Já Rui Patrício e Catarina Morão, como acusação particular, frisaram à Justiça que a motivação e o teor racista das ofensas têm de ser levados em conta na punição imposta a Maria Adélia de Barros. Na audiência, Rui Patrício sugeriu que a pena de prisão fosse efetiva, isto é, que a mulher fosse de fato presa, ou que, em caso de suspensão, que isso ocorresse pelo tempo máximo previsto em lei e que fosse sujeito a algumas condições.
A acusação particular indicou as seguintes medidas como necessárias em caso de suspensão de pena:
- Que a ré pague uma idenização civil de 35 mil euros, que serão doados ao movimento SOS Racismo;
- Que a ré seja obrigada a fazer um curso de sensibilização e educação contra o racismo;
- Que a ré pague uma quantia adicional à indenização civil a mais uma associação contra o racismo;
- Que a ré faça trabalho voluntário na Comissão para a Igualdade.

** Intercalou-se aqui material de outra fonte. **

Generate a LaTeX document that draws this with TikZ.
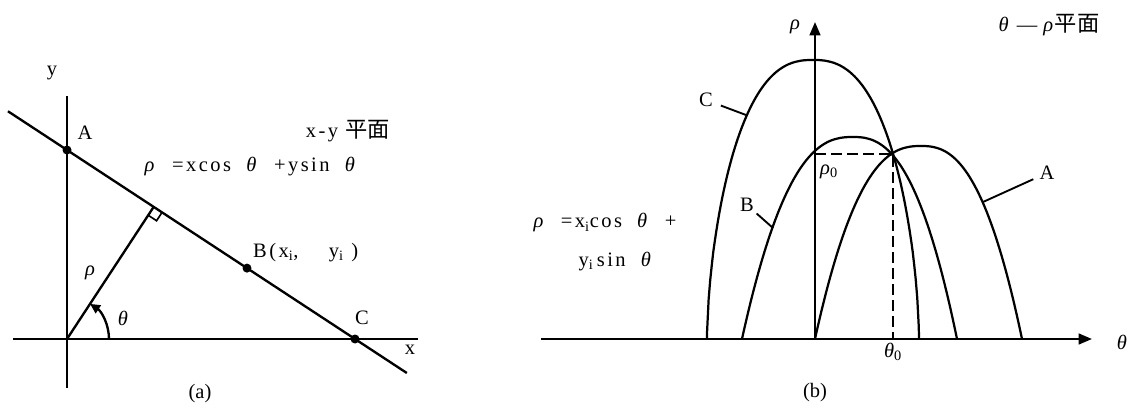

Saudação a Salazar e ofensas a policiais
A BRASIL JÁ também revelou com exclusividade que no mesmo dia em que atacou as crianças brasileiras, Maria Adélia de Barros também evocou a figura do ditador António Salazar.
A referência ao tirano que comandou Portugal entre 1932 e 1968 — uma figura frequentemente evocada por extremistas de direita nostálgicos do regime — se deu na tarde daquele dia 30 de julho de 2022.
Além disso, a mulher também ofendeu policiais chamados para atender a ocorrência. Conduzida a uma viatura, Maria Adélia cuspiu na direção dos agentes e disse: "Filhos da puta. Vocês não são polícias, não são nada".
Um dos policiais foi acusado pela mulher de usar de drogas. "Andas a cheirar branca [cocaína], filho da puta. És um filho da puta. São corruptos. Vou acabar com a vossa profissão", ameaçou a Maria Adélia.
Na audiência mais recente em que se apresentaram as alegações finais, esse trecho da denúncia foi citado pela procuradora Marta Morgado como crimes sérios cometidos contra agentes da Guarda Nacional Republicana.